Lawson oversaw the initial development of Cover Oregon, the state-level exchange created in connection with President Barack Obama’s national health care policy reforms. The site was supposed to go live Oct. 1 but has been racked with problems, with no clear resolution to all its issues in sight.
The letter names a number of potential defendants, including Tina Edlund, acting director of the Oregon Health Authority; former OHA communications director Patty Wentz; acting Cover Oregon director Dr. Bruce Goldberg; and ex-Cover Oregon director Howard King.
Cover Oregon’s failed launch has resulted in an “intense and prolonged” public and political firestorm, the tort claim notice letter states. Those officials and others “responded to the criticism by organizing, encouraging, allowing, tolerating and/or engaging in a substantial cover-up” meant to protect “selected individuals” while “unfairly and untruthfully pointing the finger at others,” including Lawson, adds the letter, which was obtained by the Oregonian newspaper.
Lawson became CIO at the OHA in July 2011. After the failed launch, Wentz told her to “refrain from telling the ‘real story’” in public, as well as make false and misleading statements, according to the letter.
Although Lawson expressed discomfort at doing such things and asked for the opportunity to publicly share what she believed were the reasons for the site’s problems, the potential defendants instead “privately threatened and publicly scapegoated” Lawson before ultimately firing her, the letter claims.
The alleged cover-up was based on two contentions, according to the letter. One was that due to mismanagement by Lawson, in May 2013 OHA failed to deliver a properly working health site to Cover Oregon staffers, who were “shocked” by the state of the project. The second was that Oracle, the primary systems integrator on the implementation, had “committed serious and fatal blunders in its work,” according to Lawson’s letter.
But in fact, Cover Oregon officials had been “heavily involved” in the project since at least June 2012, and their “inability to articulate clear business requirements” and “provide effective leadership rank among the easily provable reasons why the project failed,” it adds.
Evidence suggests that Lawson was terminated because she wasn’t comfortable adhering to the “talking points” Wentz gave her, according to the letter.
At one point, Wentz used threatening language toward Lawson, it adds.
“Somebody has to be held to blame for this,” Wentz allegedly told Lawson. “It’s going to be [King], or it’s going to be Oracle, or it’s going to be you. We want it to be Oracle, but it can be you if you want.”
As a result of her experience, Lawson “has suffered grievous financial, reputational and emotional injury” and is entitled to damages, the letter states.

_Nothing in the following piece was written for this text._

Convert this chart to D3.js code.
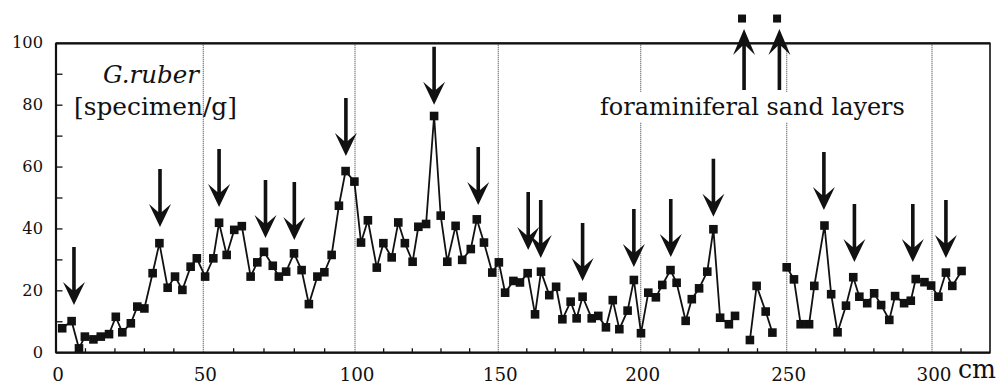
<!DOCTYPE html>
<html>
<head>
<meta charset="utf-8">
<script src="https://cdn.jsdelivr.net/npm/d3@7/dist/d3.min.js"></script>
<style>
  html, body { margin: 0; padding: 0; background: #fff; }
  svg { display: block; }
  text { font-family: "DejaVu Serif", "Liberation Serif", serif; fill: #111; }
</style>
</head>
<body>
<svg id="chart" width="1003" height="385"></svg>
<script>
// ---- data (depth in cm, G. ruber specimens per gram) ----
const depth = [2.1,5.3,7.8,9.8,12.7,15.2,18.0,20.3,22.5,25.4,27.6,30.0,32.8,35.1,37.9,40.4,42.9,45.7,47.8,
  50.6,53.3,55.2,57.7,60.2,62.7,65.6,67.8,70.0,72.9,74.9,77.3,79.9,82.4,84.8,87.6,89.9,92.3,94.7,96.9,99.8,
  102.1,104.5,107.6,109.9,112.8,115.1,117.4,120.1,122.1,124.8,127.6,129.9,132.2,135.1,137.4,140.4,142.5,145.0,147.9,
  150.2,152.4,155.3,157.6,160.3,162.9,165.0,167.9,170.3,172.5,175.4,177.5,179.6,182.8,185.1,187.8,190.2,192.5,195.4,197.6,200.1,
  202.6,205.2,207.4,210.2,212.3,215.4,217.5,220.0,222.8,224.9,227.2,230.2,232.3,234.7,237.4,239.7,242.8,245.1,246.7,
  250.0,252.5,254.8,257.7,259.5,263.0,265.3,267.5,270.4,272.9,275.0,277.7,280.1,282.5,285.3,287.3,290.4,292.7,294.4,297.4,299.7,
  302.2,304.8,307.0,310.2];
const ruber = [7.9,10.2,1.4,5.2,4.3,5.2,6.0,11.6,6.6,9.5,14.9,14.3,25.7,35.4,21.0,24.6,20.3,27.8,30.5,
  24.6,30.5,42.0,31.6,39.7,40.9,24.6,29.2,32.6,28.1,24.6,26.2,32.1,26.7,15.7,24.6,26.0,31.6,47.5,58.7,55.3,
  35.6,42.8,27.5,35.4,30.8,42.1,35.4,29.4,40.7,41.6,76.5,44.3,29.4,41.0,30.0,33.5,43.1,35.6,25.9,
  29.2,19.4,23.2,22.7,25.7,12.4,26.2,18.6,21.3,10.8,16.5,11.1,18.1,11.1,11.9,8.2,17.0,7.6,13.6,23.5,6.3,
  19.4,17.9,21.9,26.7,22.6,10.3,17.3,20.8,26.2,39.9,11.3,9.2,11.9,null,4.1,21.6,13.3,6.5,null,
  27.6,23.7,9.2,9.2,21.6,41.1,18.9,6.6,15.2,24.4,18.1,16.0,19.2,15.4,10.6,18.3,16.0,16.8,23.8,22.8,21.7,
  18.1,25.9,21.6,26.4];

// peaks marked with down arrows: depth (cm) and value at arrow tip
const arrowDepth = [6.1,35.3,55.2,70.5,80.0,97.0,127.6,143.0,160.5,164.9,179.6,197.6,210.3,224.9,262.8,273.3,293.4,304.8];
const arrowTip   = [15.4,40.6,47.1,37.1,36.4,63.6,80.1,47.7,33.2,30.6,23.2,27.7,30.9,43.9,46.1,29.3,29.3,30.6];

// foraminiferal sand layers (off-scale values)
const sandDepth = [234.7, 246.7];
const sandArrowDepth = [235.4, 247.5];
const sandMarkerValue = 108;
const sandArrowTip = 104.6;
const sandArrowBase = 84.9;

const xTickValues = [0, 50, 100, 150, 200, 250, 300];
const yTickValues = [0, 20, 40, 60, 80, 100];
const gridValues = [50, 100, 150, 200, 250, 300];

// ---- scales ----
const svg = d3.select("#chart");
const x = d3.scaleLinear()
  .domain([0, 50, 100, 150, 200, 250, 300, 320])
  .range([56, 203.3, 355, 498.3, 640.7, 786.7, 932, 990]);
const y = d3.scaleLinear().domain([0, 100]).range([352.7, 43.3]);

const X0 = x(0), X1 = x(320), Y0 = y(0), Y1 = y(100);

// grid lines
svg.append("g").selectAll("line").data(gridValues).join("line")
  .attr("x1", d => x(d)).attr("x2", d => x(d))
  .attr("y1", Y1).attr("y2", Y0)
  .attr("stroke", "#555").attr("stroke-width", 1.2)
  .attr("stroke-dasharray", "1,1");

// text helper with width fitting
function fitText(sel, target, base) {
  sel.style("font-size", base + "px");
  const w = sel.node().getComputedTextLength();
  sel.style("font-size", (base * target / w).toFixed(2) + "px");
  return sel;
}

// annotation label with white background (interrupts grid lines)
const sandLabel = svg.append("g");
sandLabel.append("rect").attr("x", 598).attr("y", 92).attr("width", 312).attr("height", 30).attr("fill", "#fff");
fitText(sandLabel.append("text").attr("x", 600).attr("y", 115).text("foraminiferal sand layers"), 305, 22);

fitText(svg.append("text").attr("x", 103).attr("y", 83).style("font-style", "italic").text("G.ruber"), 96, 22);
fitText(svg.append("text").attr("x", 74).attr("y", 115).text("[specimen/g]"), 163, 22);

// frame
svg.append("rect").attr("x", X0).attr("y", Y1).attr("width", X1 - X0).attr("height", Y0 - Y1)
  .attr("fill", "none").attr("stroke", "#111").attr("stroke-width", 1.6);
svg.append("line").attr("x1", X0).attr("x2", X1).attr("y1", Y1).attr("y2", Y1)
  .attr("stroke", "#111").attr("stroke-width", 2.2);
svg.append("line").attr("x1", X0).attr("x2", X1).attr("y1", Y0).attr("y2", Y0)
  .attr("stroke", "#111").attr("stroke-width", 2.2);
svg.append("line").attr("x1", X0).attr("x2", X0).attr("y1", Y1).attr("y2", Y0)
  .attr("stroke", "#111").attr("stroke-width", 2.2);

// ticks (inward)
svg.append("g").selectAll("line").data(d3.range(10, 320, 10).filter(v => v % 50 !== 0)).join("line")
  .attr("x1", d => x(d)).attr("x2", d => x(d)).attr("y1", Y0).attr("y2", Y0 - 4.5)
  .attr("stroke", "#111").attr("stroke-width", 1.3);
svg.append("g").selectAll("line").data(d3.range(10, 100, 10)).join("line")
  .attr("x1", X0).attr("x2", X0 + 6.5).attr("y1", d => y(d)).attr("y2", d => y(d))
  .attr("stroke", "#111").attr("stroke-width", 1.3);

// y tick labels
const yLab = svg.append("g").selectAll("text").data(yTickValues).join("text")
  .attr("x", 43).attr("y", d => y(d) + 5).attr("text-anchor", "end").text(d => d);
{
  const t = yLab.filter(d => d === 100);
  t.style("font-size", "16px");
  const w = t.node().getComputedTextLength();
  yLab.style("font-size", (16 * 31 / w).toFixed(2) + "px");
}
// x tick labels
const xLab = svg.append("g").selectAll("text").data(xTickValues).join("text")
  .attr("x", d => x(d) + 2).attr("y", 381).attr("text-anchor", "middle").text(d => d);
{
  const t = xLab.filter(d => d === 100);
  t.style("font-size", "17px");
  const w = t.node().getComputedTextLength();
  xLab.style("font-size", (17 * 35 / w).toFixed(2) + "px");
}
fitText(svg.append("text").attr("x", 958).attr("y", 378).text("cm"), 38, 20);

// data line
const pts = depth.map((d, i) => ({ d, v: ruber[i] }));
const line = d3.line().defined(p => p.v != null).x(p => x(p.d)).y(p => y(p.v));
svg.append("path").datum(pts).attr("d", line)
  .attr("fill", "none").attr("stroke", "#111").attr("stroke-width", 1.8);

const S = 8.6;
svg.append("g").selectAll("rect").data(pts.filter(p => p.v != null)).join("rect")
  .attr("x", p => x(p.d) - S / 2).attr("y", p => y(p.v) - S / 2)
  .attr("width", S).attr("height", S).attr("fill", "#111");

// sand layer markers
svg.append("g").selectAll("rect").data(sandDepth).join("rect")
  .attr("x", d => x(d) - 4).attr("y", y(sandMarkerValue) - 4)
  .attr("width", 8).attr("height", 8).attr("fill", "#111");

// arrows
const arrowLen = 58;
function downArrow(tx, ty) {
  return `M${tx},${ty} L${tx - 11},${ty - 23} L${tx - 1.8},${ty - 15} L${tx - 1.8},${ty - arrowLen} ` +
         `L${tx + 1.8},${ty - arrowLen} L${tx + 1.8},${ty - 15} L${tx + 11},${ty - 23} Z`;
}
function upArrow(tx, ty, by) {
  return `M${tx},${ty} L${tx - 11},${ty + 26} L${tx - 1.8},${ty + 17} L${tx - 1.8},${by} ` +
         `L${tx + 1.8},${by} L${tx + 1.8},${ty + 17} L${tx + 11},${ty + 26} Z`;
}
svg.append("g").selectAll("path").data(arrowDepth).join("path")
  .attr("d", (d, i) => downArrow(x(d), y(arrowTip[i])))
  .attr("fill", "#111");
svg.append("g").selectAll("path").data(sandArrowDepth).join("path")
  .attr("d", d => upArrow(x(d), y(sandArrowTip), y(sandArrowBase)))
  .attr("fill", "#111");
</script>
</body>
</html>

Wentz didn’t respond to a request for comment Tuesday. Spokeswomen for Oracle and Cover Oregon declined comment.
If Lawson files a lawsuit, it may not be the only one. Oregon officials are withholding US$25.6 million of some $69.5 million Oracle says it is owed for work done on the project, and are also reserving their right to sue the vendor.
A scathing investigative report recently conducted by the federal Centers for Medicare and Medicaid Services put blame on both Oracle and Cover Oregon officials for the project’s woes.